• **WHAT YOU ARE ASKED TO DO**
Without the images, write out the whole listing exactly.

• **RECORDED DATA**
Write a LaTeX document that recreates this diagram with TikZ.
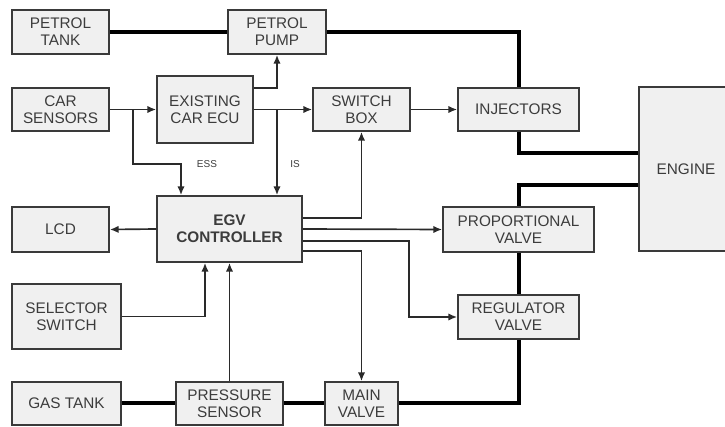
\documentclass[tikz,border=0pt]{standalone}
\usepackage{fontspec}
\setmainfont{Liberation Sans}
\usetikzlibrary{arrows.meta}
\definecolor{boxfill}{HTML}{F0F0F0}
\definecolor{boxline}{HTML}{3A3A3A}
\definecolor{txt}{HTML}{3C3C3C}
\definecolor{conn}{HTML}{2A2A2A}
\begin{document}
\begin{tikzpicture}[x=0.75pt,y=-0.75pt,
  box/.style={draw=boxline,fill=boxfill,line width=1.3pt,inner sep=1pt,align=center,
    text=txt,font=\fontsize{11.5}{12.75}\selectfont},
  sig/.style={draw=conn,line width=1.25pt,-{Latex[length=6.5pt,width=5.5pt]}},
  pipe/.style={draw=black,line width=3pt},
  lab/.style={text=txt,font=\fontsize{7.5}{8}\selectfont,inner sep=0pt}]
\useasboundingbox (0,0) rectangle (725,427);
\clip (0,0) rectangle (725,427);
\fill[white] (0,0) rectangle (725,427);
% boxes
\node[box,minimum width=72.75pt,minimum height=33pt] (ptank) at (60.5,32) {PETROL\\TANK};
\node[box,minimum width=73.5pt,minimum height=33pt] (ppump) at (277,32) {PETROL\\PUMP};
\node[box,minimum width=72.75pt,minimum height=32.25pt] (csens) at (60.5,109.5) {CAR\\SENSORS};
\node[box,minimum width=72pt,minimum height=50.25pt] (ecu) at (205,109.5) {EXISTING\\CAR ECU};
\node[box,minimum width=72.75pt,minimum height=32.25pt] (sbox) at (361.5,109.5) {SWITCH\\BOX};
\node[box,minimum width=90.75pt,minimum height=32.25pt] (inj) at (518.5,109.5) {INJECTORS};
\node[box,minimum width=81pt,minimum height=123pt] (engine) at (693,169) {ENGINE\hspace*{10.5pt}};
\node[box,minimum width=72.75pt,minimum height=33.75pt] (lcd) at (60.5,229.5) {LCD};
\node[box,minimum width=108.75pt,minimum height=49.5pt,font=\fontsize{11.5}{12.75}\selectfont\bfseries] (egv) at (229.5,229) {EGV\\CONTROLLER};
\node[box,minimum width=113.25pt,minimum height=33.75pt] (prop) at (518.5,229.5) {PROPORTIONAL\\VALVE};
\node[box,minimum width=81.75pt,minimum height=48.75pt] (sel) at (66.5,316.5) {SELECTOR\\SWITCH};
\node[box,minimum width=90.75pt,minimum height=33pt] (reg) at (518.5,317) {REGULATOR\\VALVE};
\node[box,minimum width=81.75pt,minimum height=32.25pt] (gas) at (66.5,403.5) {GAS TANK};
\node[box,minimum width=80.25pt,minimum height=32.25pt] (psens) at (229.5,403.5) {PRESSURE\\SENSOR};
\node[box,minimum width=54.75pt,minimum height=32.25pt] (main) at (361.5,403.5) {MAIN\\VALVE};
% pipes (thick)
\draw[pipe] (ptank.east) -- (ppump.west);
\draw[pipe] (ppump.east) -| (inj.north);
\draw[pipe] (inj.south) |- (engine.west |- 0,153);
\draw[pipe] (engine.west |- 0,185) -| (prop.north);
\draw[pipe] (prop.south) -- (reg.north);
\draw[pipe] (reg.south) |- (main.east);
\draw[pipe] (gas.east) -- (psens.west);
\draw[pipe] (psens.east) -- (main.west);
% signals
\coordinate (j1) at (133,109.5);
\coordinate (ess) at (181,164);
\coordinate (j2) at (277,109.5);
\coordinate (e1) at (277,88);
\coordinate (s1) at (205,316.5);
\coordinate (r1) at (409,241);
\coordinate (m1) at (361.5,251);
\coordinate (b1) at (361.5,218);
\draw[sig] (csens.east) -- (ecu.west);
\draw[sig] (j1) |- (ess) -- (ess |- egv.north);
\draw[sig] (ecu.east |- e1) -| (ppump.south);
\draw[sig] (ecu.east) -- (sbox.west);
\draw[sig] (j2) -- (j2 |- egv.north);
\draw[sig] (sbox.east) -- (inj.west);
\draw[sig] (egv.west) -- (lcd.east);
\draw[sig] (sel.east |- s1) -| (s1 |- egv.south);
\draw[sig] (psens.north) -- (egv.south);
\draw[sig] (egv.east |- b1) -| (sbox.south);
\draw[sig] (egv.east) -- (prop.west);
\draw[sig] (egv.east |- r1) -- (r1) |- (reg.west);
\draw[sig] (egv.east |- m1) -| (main.north);
% labels
\node[lab] (lbless) at (207,164) {ESS};
\node[lab] (lblis) at (295,164) {IS};
\end{tikzpicture}
\end{document}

• **REPLY TO THE TASK**
Write a LaTeX document that recreates this diagram with TikZ.
\documentclass[tikz,border=0pt]{standalone}
\usepackage{fontspec}
\setmainfont{Liberation Sans}
\usetikzlibrary{arrows.meta}
\definecolor{boxfill}{HTML}{F0F0F0}
\definecolor{boxline}{HTML}{3A3A3A}
\definecolor{txt}{HTML}{3C3C3C}
\definecolor{conn}{HTML}{2A2A2A}
\begin{document}
\begin{tikzpicture}[x=0.75pt,y=-0.75pt,
  box/.style={draw=boxline,fill=boxfill,line width=1.3pt,inner sep=1pt,align=center,
    text=txt,font=\fontsize{11.5}{12.75}\selectfont},
  sig/.style={draw=conn,line width=1.25pt,-{Latex[length=6.5pt,width=5.5pt]}},
  pipe/.style={draw=black,line width=3pt},
  lab/.style={text=txt,font=\fontsize{7.5}{8}\selectfont,inner sep=0pt}]
\useasboundingbox (0,0) rectangle (725,427);
\clip (0,0) rectangle (725,427);
\fill[white] (0,0) rectangle (725,427);
% boxes
\node[box,minimum width=72.75pt,minimum height=33pt] (ptank) at (60.5,32) {PETROL\\TANK};
\node[box,minimum width=73.5pt,minimum height=33pt] (ppump) at (277,32) {PETROL\\PUMP};
\node[box,minimum width=72.75pt,minimum height=32.25pt] (csens) at (60.5,109.5) {CAR\\SENSORS};
\node[box,minimum width=72pt,minimum height=50.25pt] (ecu) at (205,109.5) {EXISTING\\CAR ECU};
\node[box,minimum width=72.75pt,minimum height=32.25pt] (sbox) at (361.5,109.5) {SWITCH\\BOX};
\node[box,minimum width=90.75pt,minimum height=32.25pt] (inj) at (518.5,109.5) {INJECTORS};
\node[box,minimum width=81pt,minimum height=123pt] (engine) at (693,169) {ENGINE\hspace*{10.5pt}};
\node[box,minimum width=72.75pt,minimum height=33.75pt] (lcd) at (60.5,229.5) {LCD};
\node[box,minimum width=108.75pt,minimum height=49.5pt,font=\fontsize{11.5}{12.75}\selectfont\bfseries] (egv) at (229.5,229) {EGV\\CONTROLLER};
\node[box,minimum width=113.25pt,minimum height=33.75pt] (prop) at (518.5,229.5) {PROPORTIONAL\\VALVE};
\node[box,minimum width=81.75pt,minimum height=48.75pt] (sel) at (66.5,316.5) {SELECTOR\\SWITCH};
\node[box,minimum width=90.75pt,minimum height=33pt] (reg) at (518.5,317) {REGULATOR\\VALVE};
\node[box,minimum width=81.75pt,minimum height=32.25pt] (gas) at (66.5,403.5) {GAS TANK};
\node[box,minimum width=80.25pt,minimum height=32.25pt] (psens) at (229.5,403.5) {PRESSURE\\SENSOR};
\node[box,minimum width=54.75pt,minimum height=32.25pt] (main) at (361.5,403.5) {MAIN\\VALVE};
% pipes (thick)
\draw[pipe] (ptank.east) -- (ppump.west);
\draw[pipe] (ppump.east) -| (inj.north);
\draw[pipe] (inj.south) |- (engine.west |- 0,153);
\draw[pipe] (engine.west |- 0,185) -| (prop.north);
\draw[pipe] (prop.south) -- (reg.north);
\draw[pipe] (reg.south) |- (main.east);
\draw[pipe] (gas.east) -- (psens.west);
\draw[pipe] (psens.east) -- (main.west);
% signals
\coordinate (j1) at (133,109.5);
\coordinate (ess) at (181,164);
\coordinate (j2) at (277,109.5);
\coordinate (e1) at (277,88);
\coordinate (s1) at (205,316.5);
\coordinate (r1) at (409,241);
\coordinate (m1) at (361.5,251);
\coordinate (b1) at (361.5,218);
\draw[sig] (csens.east) -- (ecu.west);
\draw[sig] (j1) |- (ess) -- (ess |- egv.north);
\draw[sig] (ecu.east |- e1) -| (ppump.south);
\draw[sig] (ecu.east) -- (sbox.west);
\draw[sig] (j2) -- (j2 |- egv.north);
\draw[sig] (sbox.east) -- (inj.west);
\draw[sig] (egv.west) -- (lcd.east);
\draw[sig] (sel.east |- s1) -| (s1 |- egv.south);
\draw[sig] (psens.north) -- (egv.south);
\draw[sig] (egv.east |- b1) -| (sbox.south);
\draw[sig] (egv.east) -- (prop.west);
\draw[sig] (egv.east |- r1) -- (r1) |- (reg.west);
\draw[sig] (egv.east |- m1) -| (main.north);
% labels
\node[lab] (lbless) at (207,164) {ESS};
\node[lab] (lblis) at (295,164) {IS};
\end{tikzpicture}
\end{document}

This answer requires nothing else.